## DIRECTIONS
Give the material once more, word for word, without any images.

## DATASET EXTRACT
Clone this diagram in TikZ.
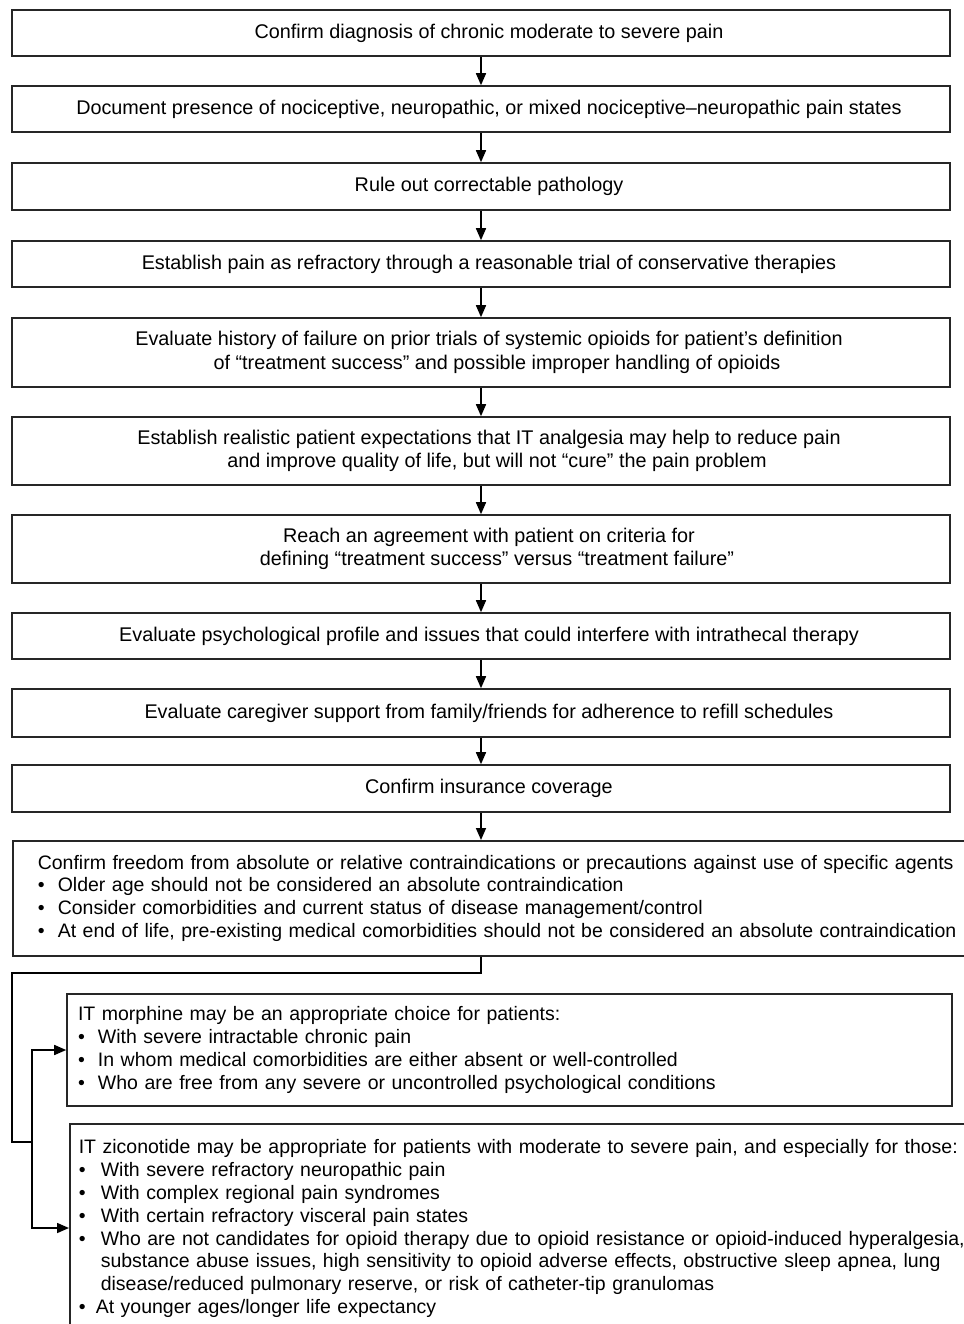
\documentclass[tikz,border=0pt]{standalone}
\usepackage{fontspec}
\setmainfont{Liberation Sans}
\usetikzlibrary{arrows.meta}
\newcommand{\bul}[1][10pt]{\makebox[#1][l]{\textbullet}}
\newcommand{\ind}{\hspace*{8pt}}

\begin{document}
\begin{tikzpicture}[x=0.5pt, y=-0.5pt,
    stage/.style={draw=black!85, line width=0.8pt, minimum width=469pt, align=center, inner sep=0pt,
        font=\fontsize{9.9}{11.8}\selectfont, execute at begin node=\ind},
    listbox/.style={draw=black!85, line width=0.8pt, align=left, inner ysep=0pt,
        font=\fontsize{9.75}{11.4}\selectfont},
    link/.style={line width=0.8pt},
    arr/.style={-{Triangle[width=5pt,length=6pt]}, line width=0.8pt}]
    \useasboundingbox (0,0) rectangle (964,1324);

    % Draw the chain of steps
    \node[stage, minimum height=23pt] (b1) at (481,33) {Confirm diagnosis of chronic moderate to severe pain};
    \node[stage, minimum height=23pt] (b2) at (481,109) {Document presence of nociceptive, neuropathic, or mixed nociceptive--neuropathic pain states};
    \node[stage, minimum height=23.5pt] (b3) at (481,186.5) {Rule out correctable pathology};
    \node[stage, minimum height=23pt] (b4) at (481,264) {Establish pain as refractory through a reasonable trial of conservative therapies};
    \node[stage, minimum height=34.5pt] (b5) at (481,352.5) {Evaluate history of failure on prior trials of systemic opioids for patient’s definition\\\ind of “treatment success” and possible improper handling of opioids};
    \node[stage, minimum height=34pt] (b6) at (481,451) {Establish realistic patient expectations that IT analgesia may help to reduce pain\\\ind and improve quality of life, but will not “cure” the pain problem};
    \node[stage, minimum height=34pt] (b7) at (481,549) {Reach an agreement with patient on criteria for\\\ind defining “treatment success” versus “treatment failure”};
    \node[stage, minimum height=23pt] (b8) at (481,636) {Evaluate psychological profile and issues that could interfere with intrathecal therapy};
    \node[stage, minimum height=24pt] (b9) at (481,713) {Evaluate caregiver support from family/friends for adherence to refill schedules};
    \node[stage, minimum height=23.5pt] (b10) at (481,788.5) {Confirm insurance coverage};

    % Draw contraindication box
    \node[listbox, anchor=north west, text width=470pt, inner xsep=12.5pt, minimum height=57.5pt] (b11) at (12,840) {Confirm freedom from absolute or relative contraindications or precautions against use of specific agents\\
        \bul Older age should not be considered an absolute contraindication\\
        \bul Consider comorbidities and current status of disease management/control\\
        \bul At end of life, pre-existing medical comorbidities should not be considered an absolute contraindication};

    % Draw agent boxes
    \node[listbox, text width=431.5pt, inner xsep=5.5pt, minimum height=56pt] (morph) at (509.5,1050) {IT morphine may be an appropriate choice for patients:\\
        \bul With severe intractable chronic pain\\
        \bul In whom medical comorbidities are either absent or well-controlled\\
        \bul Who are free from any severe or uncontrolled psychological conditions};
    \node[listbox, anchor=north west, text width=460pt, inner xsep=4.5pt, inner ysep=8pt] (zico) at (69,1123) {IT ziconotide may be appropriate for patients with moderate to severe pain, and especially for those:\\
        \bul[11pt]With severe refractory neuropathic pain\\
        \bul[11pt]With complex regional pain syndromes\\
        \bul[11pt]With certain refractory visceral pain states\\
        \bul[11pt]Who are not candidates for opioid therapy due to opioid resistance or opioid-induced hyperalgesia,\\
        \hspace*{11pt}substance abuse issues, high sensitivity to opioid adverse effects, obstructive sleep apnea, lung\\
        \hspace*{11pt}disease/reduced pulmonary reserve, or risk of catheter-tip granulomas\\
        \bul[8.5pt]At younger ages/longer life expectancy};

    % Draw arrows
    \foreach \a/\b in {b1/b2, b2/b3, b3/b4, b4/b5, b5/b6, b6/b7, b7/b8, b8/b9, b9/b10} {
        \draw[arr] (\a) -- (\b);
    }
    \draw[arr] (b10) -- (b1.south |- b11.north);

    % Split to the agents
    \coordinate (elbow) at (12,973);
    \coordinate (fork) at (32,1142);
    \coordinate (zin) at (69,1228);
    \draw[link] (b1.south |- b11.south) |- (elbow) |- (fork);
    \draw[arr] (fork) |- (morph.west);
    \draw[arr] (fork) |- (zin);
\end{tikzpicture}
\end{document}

## RIGHT ANSWER
Clone this diagram in TikZ.
\documentclass[tikz,border=0pt]{standalone}
\usepackage{fontspec}
\setmainfont{Liberation Sans}
\usetikzlibrary{arrows.meta}
\newcommand{\bul}[1][10pt]{\makebox[#1][l]{\textbullet}}
\newcommand{\ind}{\hspace*{8pt}}

\begin{document}
\begin{tikzpicture}[x=0.5pt, y=-0.5pt,
    stage/.style={draw=black!85, line width=0.8pt, minimum width=469pt, align=center, inner sep=0pt,
        font=\fontsize{9.9}{11.8}\selectfont, execute at begin node=\ind},
    listbox/.style={draw=black!85, line width=0.8pt, align=left, inner ysep=0pt,
        font=\fontsize{9.75}{11.4}\selectfont},
    link/.style={line width=0.8pt},
    arr/.style={-{Triangle[width=5pt,length=6pt]}, line width=0.8pt}]
    \useasboundingbox (0,0) rectangle (964,1324);

    % Draw the chain of steps
    \node[stage, minimum height=23pt] (b1) at (481,33) {Confirm diagnosis of chronic moderate to severe pain};
    \node[stage, minimum height=23pt] (b2) at (481,109) {Document presence of nociceptive, neuropathic, or mixed nociceptive--neuropathic pain states};
    \node[stage, minimum height=23.5pt] (b3) at (481,186.5) {Rule out correctable pathology};
    \node[stage, minimum height=23pt] (b4) at (481,264) {Establish pain as refractory through a reasonable trial of conservative therapies};
    \node[stage, minimum height=34.5pt] (b5) at (481,352.5) {Evaluate history of failure on prior trials of systemic opioids for patient’s definition\\\ind of “treatment success” and possible improper handling of opioids};
    \node[stage, minimum height=34pt] (b6) at (481,451) {Establish realistic patient expectations that IT analgesia may help to reduce pain\\\ind and improve quality of life, but will not “cure” the pain problem};
    \node[stage, minimum height=34pt] (b7) at (481,549) {Reach an agreement with patient on criteria for\\\ind defining “treatment success” versus “treatment failure”};
    \node[stage, minimum height=23pt] (b8) at (481,636) {Evaluate psychological profile and issues that could interfere with intrathecal therapy};
    \node[stage, minimum height=24pt] (b9) at (481,713) {Evaluate caregiver support from family/friends for adherence to refill schedules};
    \node[stage, minimum height=23.5pt] (b10) at (481,788.5) {Confirm insurance coverage};

    % Draw contraindication box
    \node[listbox, anchor=north west, text width=470pt, inner xsep=12.5pt, minimum height=57.5pt] (b11) at (12,840) {Confirm freedom from absolute or relative contraindications or precautions against use of specific agents\\
        \bul Older age should not be considered an absolute contraindication\\
        \bul Consider comorbidities and current status of disease management/control\\
        \bul At end of life, pre-existing medical comorbidities should not be considered an absolute contraindication};

    % Draw agent boxes
    \node[listbox, text width=431.5pt, inner xsep=5.5pt, minimum height=56pt] (morph) at (509.5,1050) {IT morphine may be an appropriate choice for patients:\\
        \bul With severe intractable chronic pain\\
        \bul In whom medical comorbidities are either absent or well-controlled\\
        \bul Who are free from any severe or uncontrolled psychological conditions};
    \node[listbox, anchor=north west, text width=460pt, inner xsep=4.5pt, inner ysep=8pt] (zico) at (69,1123) {IT ziconotide may be appropriate for patients with moderate to severe pain, and especially for those:\\
        \bul[11pt]With severe refractory neuropathic pain\\
        \bul[11pt]With complex regional pain syndromes\\
        \bul[11pt]With certain refractory visceral pain states\\
        \bul[11pt]Who are not candidates for opioid therapy due to opioid resistance or opioid-induced hyperalgesia,\\
        \hspace*{11pt}substance abuse issues, high sensitivity to opioid adverse effects, obstructive sleep apnea, lung\\
        \hspace*{11pt}disease/reduced pulmonary reserve, or risk of catheter-tip granulomas\\
        \bul[8.5pt]At younger ages/longer life expectancy};

    % Draw arrows
    \foreach \a/\b in {b1/b2, b2/b3, b3/b4, b4/b5, b5/b6, b6/b7, b7/b8, b8/b9, b9/b10} {
        \draw[arr] (\a) -- (\b);
    }
    \draw[arr] (b10) -- (b1.south |- b11.north);

    % Split to the agents
    \coordinate (elbow) at (12,973);
    \coordinate (fork) at (32,1142);
    \coordinate (zin) at (69,1228);
    \draw[link] (b1.south |- b11.south) |- (elbow) |- (fork);
    \draw[arr] (fork) |- (morph.west);
    \draw[arr] (fork) |- (zin);
\end{tikzpicture}
\end{document}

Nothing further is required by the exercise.